São recursos desperdiçados, pois muitos ainda podem ser aproveitados pelos designers que projetam dentro da economia circular. E não estamos só falando em resíduos têxteis, vamos pensar além das roupas. Uma das formas de descobrir novas possibilidades nas criações de moda é visitar uma unidade de triagem e entender como esse trabalho funciona. Poucas vezes vi estudantes de moda ou designers nesses lugares, e é uma pena. Os excessos no consumo também deveriam ser repensados, pois não há reciclagem que dê conta de tanto lixo.

Reciclagem

Uma das iniciativas bacanas que conheci foi o movimento ReciclaPOA*, que é a união entre diversas entidades empresariais e acadêmicas com o objetivo principal de ampliar a separação e o encaminhamento correto de resíduos em Porto Alegre. Além de aumentar o volume de resíduos recicláveis destinados às Unidades de Triagem formais, o movimento visa qualificar as informações sobre a gestão de resíduos da cidade, sensibilizar os cidadãos e ampliar a oferta de emprego e renda para as cooperativas de catadores. 

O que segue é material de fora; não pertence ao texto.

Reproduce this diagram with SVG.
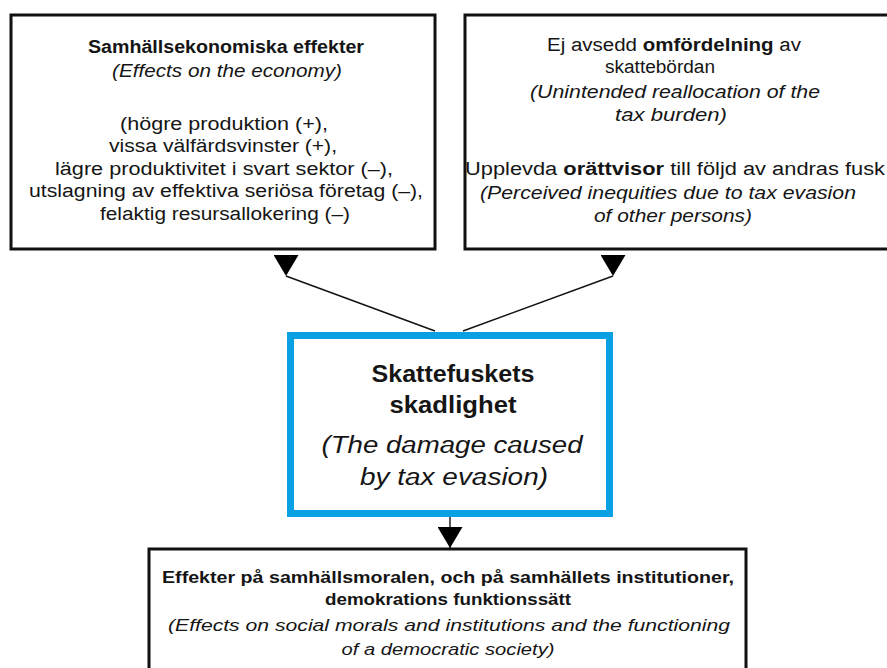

O ReciclaPOA também incentiva a compostagem caseira de orgânicos e o reaproveitamento de materiais, a fim de reduzir o volume de resíduos destinados ao aterro sanitário. A estratégia é também capacitar agentes para multiplicar as informações sobre o correto encaminhamento de resíduos. Com o tempo, espera-se que os materiais reunidos e separados corretamente nessas unidades possam vir a ser melhor aproveitados em novos ciclos produtivos, vencendo o paradigma do lixo, de que tudo que foi descartado não presta mais. E acabar com mentalidade de jogar fora, indiscriminadamente. Onde é fora? Não existe fora, pessoal! Tudo que descartamos continua dentro do planeta...

É comum aparecerem sobras de segmentos variados, ainda em bom estado, nesses centros de reciclagem, que talvez não sirvam mais para seu propósito original, mas que podem ser ressignificados para virar outra coisa, através de um bom design. Sem novos recursos, transforma-se o que já existe em novos produtos, ou seja, o novo a partir do velho. Que tal mangueiras contra incêndio, forro de seda de paraquedas e câmaras de ar de pneus sendo transformados em produtos sofisticados como bolsas, mochilas, cintos, sapatos e carteiras? E sem ter cara de ter sido feito de “sobras”!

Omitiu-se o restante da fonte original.